ATHENS — Mary Webb was offered admission to Auburn University and the University of Florida, but she always knew she likely would attend neither.
To her way of thinking, it was the University of Georgia or nothing. And she never wavered, not through a brain cancer diagnosis and not through treatment.
This Saturday, 18-year-old Webb will attend her first game as a UGA freshman. That in itself would be memorable. But it will be even more so when she looks around the stadium and sees a T-shirt she designed being sold to raise funds for Children’s Healthcare of Atlanta.
Webb, who grew up near Athens and has attended Bulldogs football games all her life, is one of two former Children’s Healthcare of Atlanta cancer patients selected to create designs for the Aflac Kickoff game between Georgia and Clemson. Webb’s creation features the mascot Hairy Dawg. Keren Clay, 16, of Atlanta, designed the Clemson T-shirt, which has a drawing of the Tiger mascot wearing a shirt with a childhood cancer ribbon.
“This is not just a game for me,” Webb said. “It is so much more than that.”
Webb has always loved music, art and Georgia football. She has plenty of family members who attended UGA, including an older brother, and her parents are longtime season ticket holders for football games.
In the fall of 2020, while she was a student at North Oconee High, Webb started having difficulty remembering things. Classwork that typically was easy became more difficult to complete. Then she lost all vision in her left eye.
“I’m sure my teachers were thinking, ‘What is wrong with this girl?’” Webb said.
Doctors found two tumors on Webb’s brain, one pushing on an optic nerve and the other on her pituitary gland.

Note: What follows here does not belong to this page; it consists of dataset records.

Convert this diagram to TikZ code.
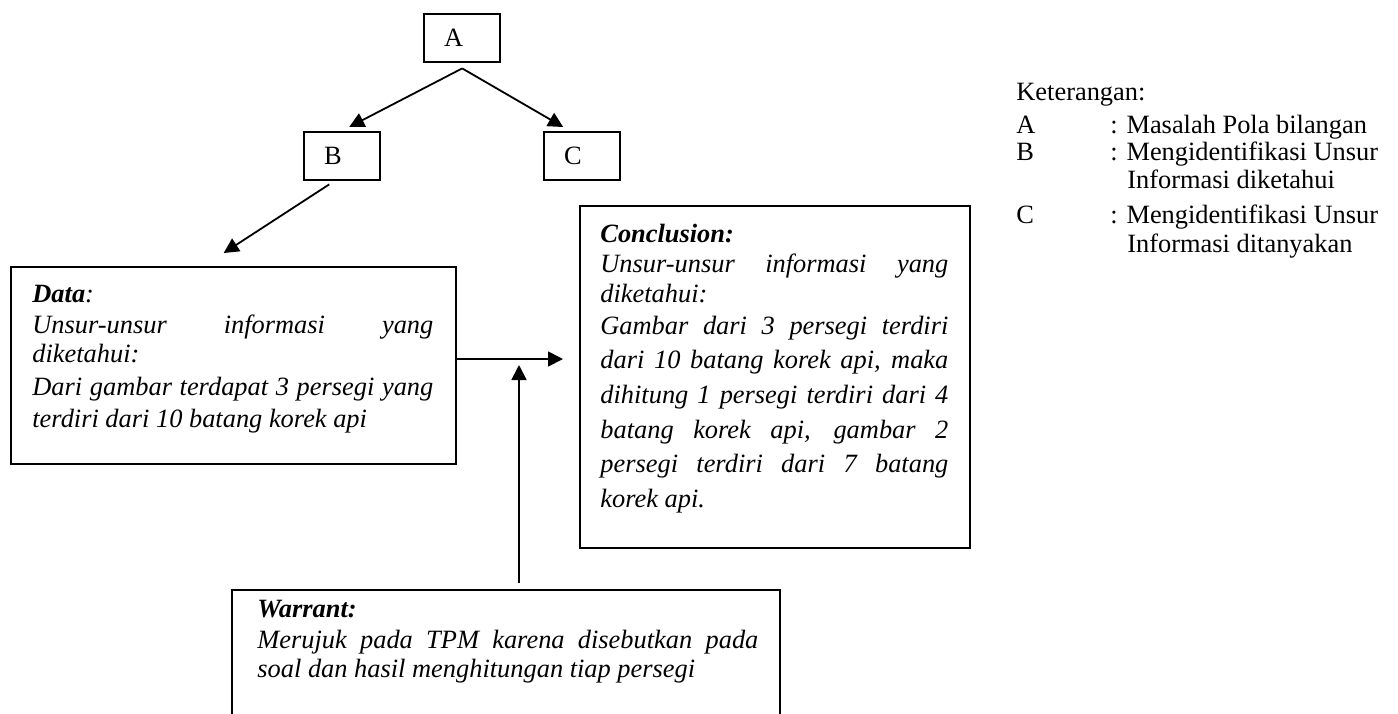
\documentclass[tikz,border=0pt]{standalone}
\usepackage{fontspec}
\setmainfont{Liberation Serif}
\usetikzlibrary{arrows.meta}
% a line of text stretched to the given width
\newcommand\jstline[2]{\makebox[#1][s]{#2}}
\begin{document}
\begin{tikzpicture}[x=0.5pt,y=-0.5pt,
  box/.style={draw, line width=1.2pt, inner sep=0pt, anchor=north west},
  letterbox/.style={box, minimum width=38pt, minimum height=24pt,
    inner xsep=10pt, text width=18pt, align=left,
    font=\fontsize{13.2pt}{15pt}\selectfont},
  conn/.style={line width=0.9pt, -{Triangle[length=7.5pt,width=7.5pt]}},
  txt/.style={inner sep=0pt, anchor=base west,
    font=\fontsize{13.2pt}{15pt}\selectfont\itshape},
  leg/.style={inner sep=0pt, anchor=base west,
    font=\fontsize{13.2pt}{15pt}\selectfont},
]
\clip (0,0) rectangle (1398,713);

% tree of letter boxes
\node[letterbox] (A) at (423,13) {A};
\node[letterbox] (B) at (303,131) {B};
\node[letterbox] (C) at (543,131) {C};

% argument boxes
\node[box, minimum width=222.5pt, minimum height=98.5pt] (data) at (10,266) {};
\node[box, minimum width=195pt, minimum height=171pt] (concl) at (579,205) {};
\node[box, minimum width=274pt, minimum height=80pt] (warrant) at (231,589) {};

% Data text
\node[txt] (d1) at (32,302) {\textbf{Data}:};
\node[txt] (d2) at (32,333) {\jstline{200.5pt}{Unsur-unsur informasi yang}};
\node[txt] (d3) at (32,362) {diketahui:};
\node[txt] (d4) at (32,395) {\jstline{200.5pt}{Dari gambar terdapat 3 persegi yang}};
\node[txt] (d5) at (32,427) {terdiri dari 10 batang korek api};

% Conclusion text
\node[txt] (c1) at (600,242) {\textbf{Conclusion:}};
\node[txt] (c2) at (600,272) {\jstline{174pt}{Unsur-unsur informasi yang}};
\node[txt] (c3) at (600,302) {diketahui:};
\node[txt] (c4) at (600,334) {\jstline{174pt}{Gambar dari 3 persegi terdiri}};
\node[txt] (c5) at (600,368) {\jstline{174pt}{dari 10 batang korek api, maka}};
\node[txt] (c6) at (600,403) {\jstline{174pt}{dihitung 1 persegi terdiri dari 4}};
\node[txt] (c7) at (600,438) {\jstline{174pt}{batang korek api, gambar 2}};
\node[txt] (c8) at (600,472) {\jstline{174pt}{persegi terdiri dari 7 batang}};
\node[txt] (c9) at (600,507) {korek api.};

% Warrant text
\node[txt] (w1) at (257,617) {\textbf{Warrant:}};
\node[txt] (w2) at (257,648) {\jstline{250.5pt}{Merujuk pada TPM karena disebutkan pada}};
\node[txt] (w3) at (257,677) {soal dan hasil menghitungan tiap persegi};

% legend
\node[leg] (k0) at (1016,100) {Keterangan:};
\node[leg] (kA) at (1016,133) {A};
\node[leg] (kAt) at (1110,133) {: Masalah Pola bilangan};
\node[leg] (kB) at (1016,160) {B};
\node[leg] (kBt) at (1110,160) {: Mengidentifikasi Unsur};
\node[leg] (kBu) at (1127,188) {Informasi diketahui};
\node[leg] (kC) at (1016,223) {C};
\node[leg] (kCt) at (1110,223) {: Mengidentifikasi Unsur};
\node[leg] (kCu) at (1127,252) {Informasi ditanyakan};

% connectors
\draw[conn] ([yshift=-2.5pt]A.south) -- ([xshift=3.5pt,yshift=2pt]B.north);
\draw[conn] ([yshift=-2.5pt]A.south) -- ([xshift=-9.5pt,yshift=2pt]C.north);
\draw[conn] ([xshift=-6.5pt,yshift=-1.5pt]B.south) -- ([xshift=-5pt,yshift=6.5pt]data.north);

\coordinate (dtip) at (563,359);
\coordinate (dbase) at (data.east |- dtip);
\draw[conn] (dbase) -- (dtip);

\coordinate (wtip) at (519,365);
\coordinate (wbase) at (wtip |- warrant.north);
\draw[conn] ([yshift=3pt]wbase) -- (wtip);
\end{tikzpicture}
\end{document}
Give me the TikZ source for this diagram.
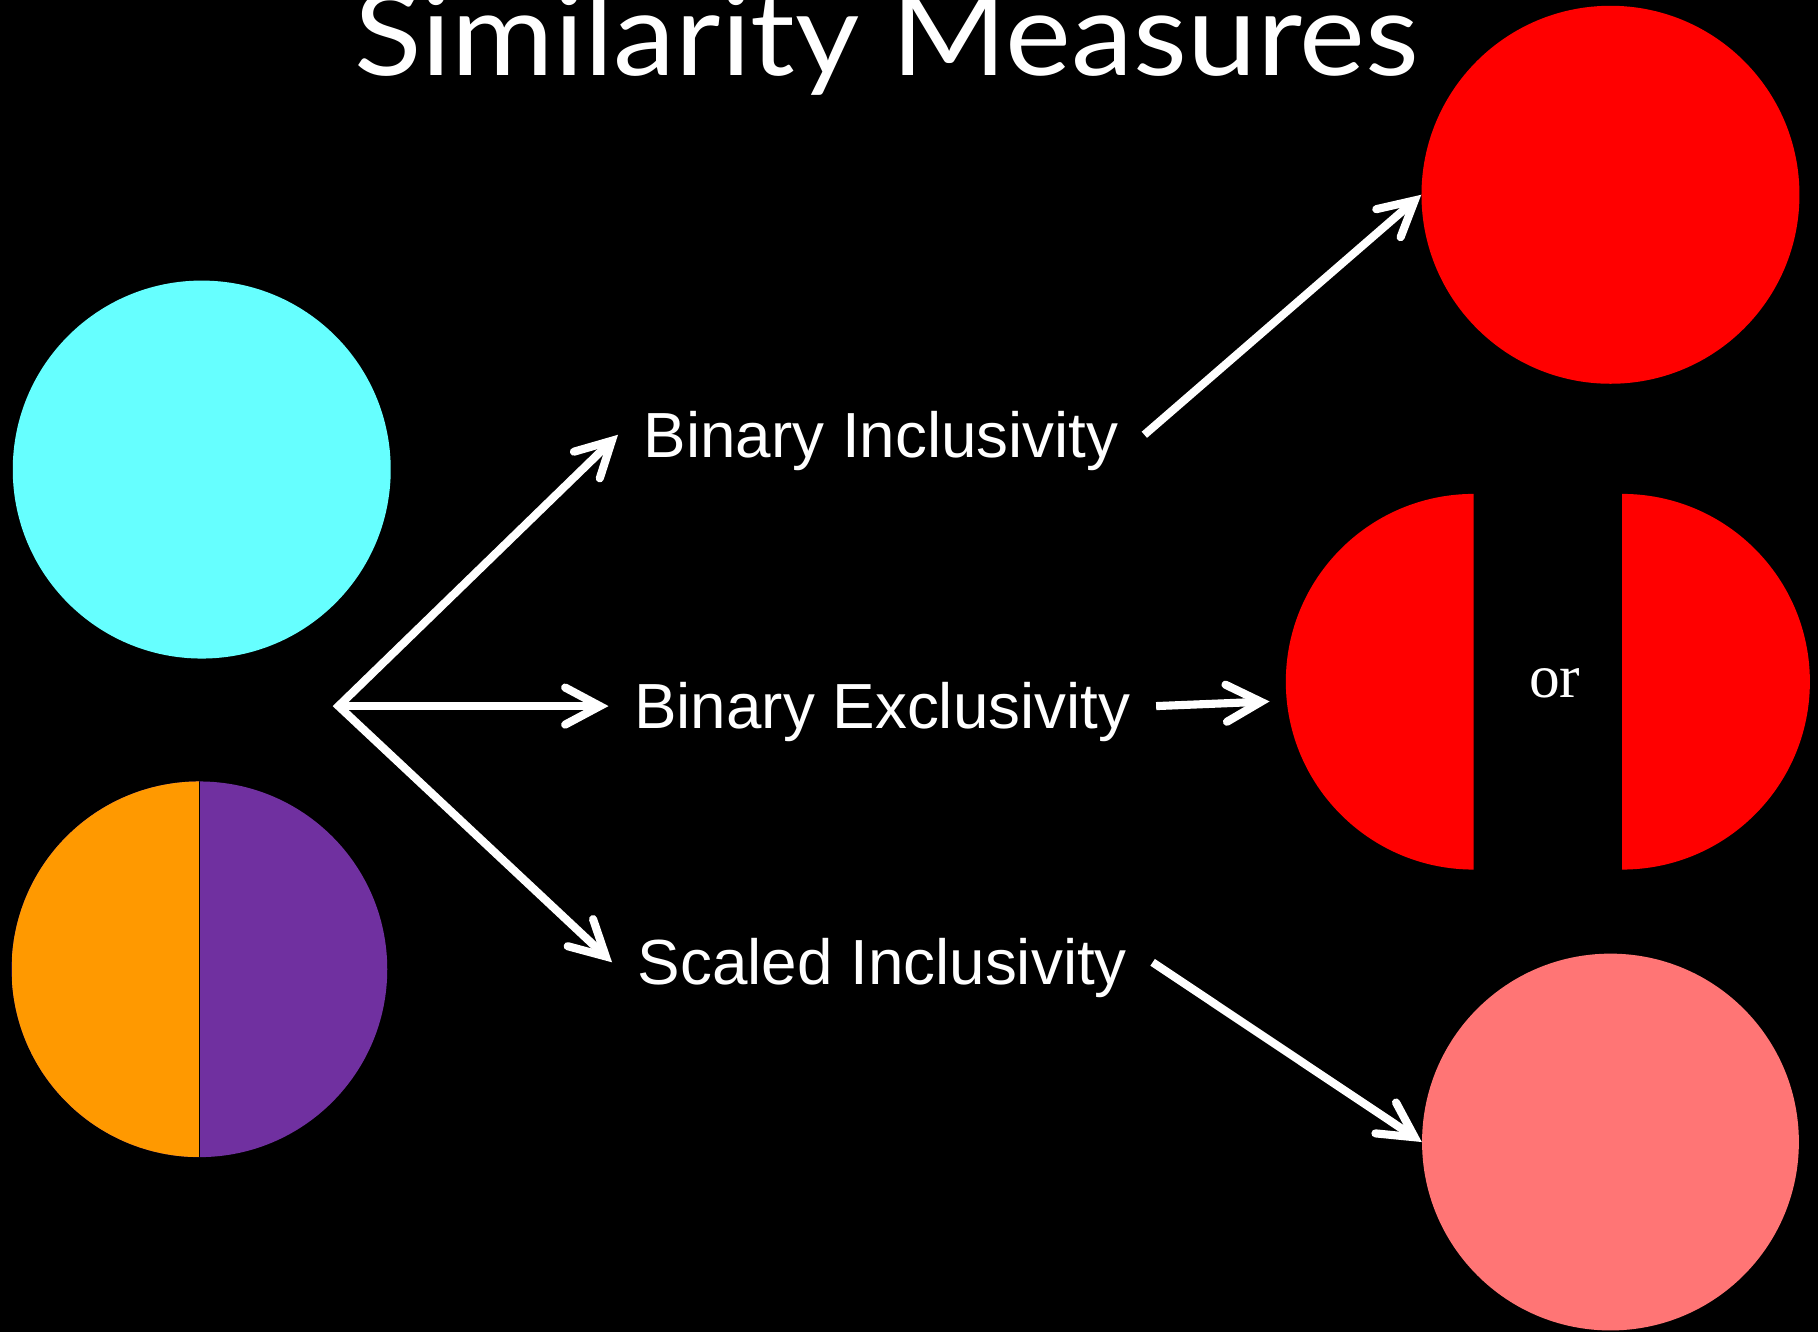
\documentclass[tikz,border=0pt]{standalone}
\usepackage{fontspec}
\setmainfont{Liberation Sans}
\newfontfamily\titlefont{Lato}
\newfontfamily\orfont{Liberation Serif}
\usetikzlibrary{arrows.meta}
\definecolor{querycyan}{HTML}{66FFFF}
\definecolor{halforange}{HTML}{FF9900}
\definecolor{halfpurple}{HTML}{7030A0}
\definecolor{hitred}{HTML}{FF0000}
\definecolor{scaledpink}{HTML}{FF7575}

\begin{document}
\begin{tikzpicture}[x=1pt, y=1pt,
    disc/.style={circle, minimum size=326pt, inner sep=0pt},
    measure/.style={text=white, font=\fontsize{55}{60}\selectfont, inner xsep=22pt, inner ysep=0pt, text height=39pt, text depth=0pt},
    pointer/.style={draw=white, line width=7pt, line join=miter},
    >={Straight Barb[length=30pt, width=32pt, line cap=round, line join=miter]}]
        \useasboundingbox (0,0) rectangle (1568,1148);
        \fill[black] (-10,-10) rectangle (1578,1158);

        \node (title) at (765, 1083) [anchor=base, text=white, font=\titlefont\fontsize{100}{104}\selectfont] {\scalebox{1.075}[1]{Similarity Measures}};

        \node (query) at (174, 743) [disc, fill=querycyan] {};
        \node (target) at (172, 312) [disc, minimum size=324pt, fill=halfpurple,
            path picture={
                \fill[halforange] (path picture bounding box.south west) rectangle (path picture bounding box.north);
                \draw[black, line width=1.5pt] (path picture bounding box.south) -- (path picture bounding box.north);
            }] {};
        \coordinate (fork) at (292, 539);

        \node (bi) at (760, 773) [measure] {Binary Inclusivity};
        \node (be) at (761, 539) [measure] {Binary Exclusivity};
        \node (si) at (761, 318) [measure] {Scaled Inclusivity};

        \node (topred) at (1389, 980) [disc, fill=hitred] {};
        \node (pink) at (1389, 163) [disc, minimum size=325pt, fill=scaledpink] {};
        \fill[hitred] (1271, 398) arc[start angle=270, end angle=90, radius=162] -- cycle;
        \fill[hitred] (1399, 398) arc[start angle=-90, end angle=90, radius=162] -- cycle;
        \node (or) at (1341, 559) [text=white, font=\orfont\fontsize{53}{56}\selectfont] {or};
        \coordinate (orin) at (1095, 543);

        \draw [pointer, <->] (bi.west) -- (fork) -- (si.west);
        \draw [pointer, ->] (fork) -- (be.west);
        \draw [pointer, ->] (bi.east) -- (topred.west);
        \draw [pointer, ->] (be.east) -- (orin);
        \draw [pointer, ->] (si.east) -- (pink.west);
    \end{tikzpicture}
\end{document}
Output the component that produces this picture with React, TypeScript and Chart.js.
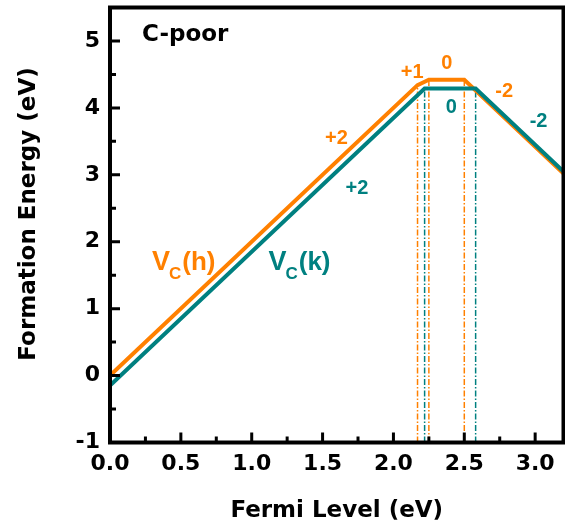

She started treatment the same day as her diagnosis and would go on to endure six rounds of chemotherapy and 30 radiation treatments.
“Every weekday, for six straight weeks, we had to drive to Atlanta and back,” Webb said.
Webb laughs when thinking back to those long days in the hospital, saying she “talked the ear off all of the nurses.”
Kery Webb said her daughter has always been an upbeat child. Mary is enthusiastic when she speaks, frequently describes people or situations as “awesome,” and uses a lot of exclamation marks when she texts. Her positive spirit kept her “moving forward,” Kery Webb said, adding, “She’s been like that — happy, happy, happy — since she was an infant.”
For three years now, the teen has been cancer free.
She plans to double major in music percussion performance and public relations at UGA. She imagines one day she’ll play in a symphony and intends to always work with Children’s Healthcare in some capacity.
The proceeds raised from her T-shirt will be used to fight childhood cancer.
“I’m just so honored,” Webb said, “to help in any way I can.”
It’s not the first time a piece of her art has been chosen for a cause. NASCAR driver Chase Elliott, a Georgia native with a charitable foundation that often works with Children’s Healthcare, featured Webb’s work on his car during a 2021 playoff race. The teenager and her family were Elliott’s guests at the track and later attended a Braves game with him.
“I felt so loved and so special,” Webb said. “Now I’m trying to do the same for others.”
The Peach Bowl, which runs the Kickoff Game, has long-standing ties with Children’s Healthcare. Players and coaches visit patients before the bowl game. But those ties became more personal when the 6-year-old daughter of Peach Bowl Vice President of Sales Benji Hollis was diagnosed with leukemia. Anna Charles Hollis died in 2018. The Peach Bowl LegACy Fund was created in 2019 with a $20 million donation to the medical facility to fight childhood cancer.
For this Saturday’s game, the Peach Bowl and Aflac, the Columbus-based provider of supplemental insurance, are each donating $100,000 to the LegACy Fund, and all proceeds from a raffle and the T-shirt sales will go to Children’s Healthcare.
“We’re using college football for the greater good,” Peach Bowl CEO Gary Stoken said.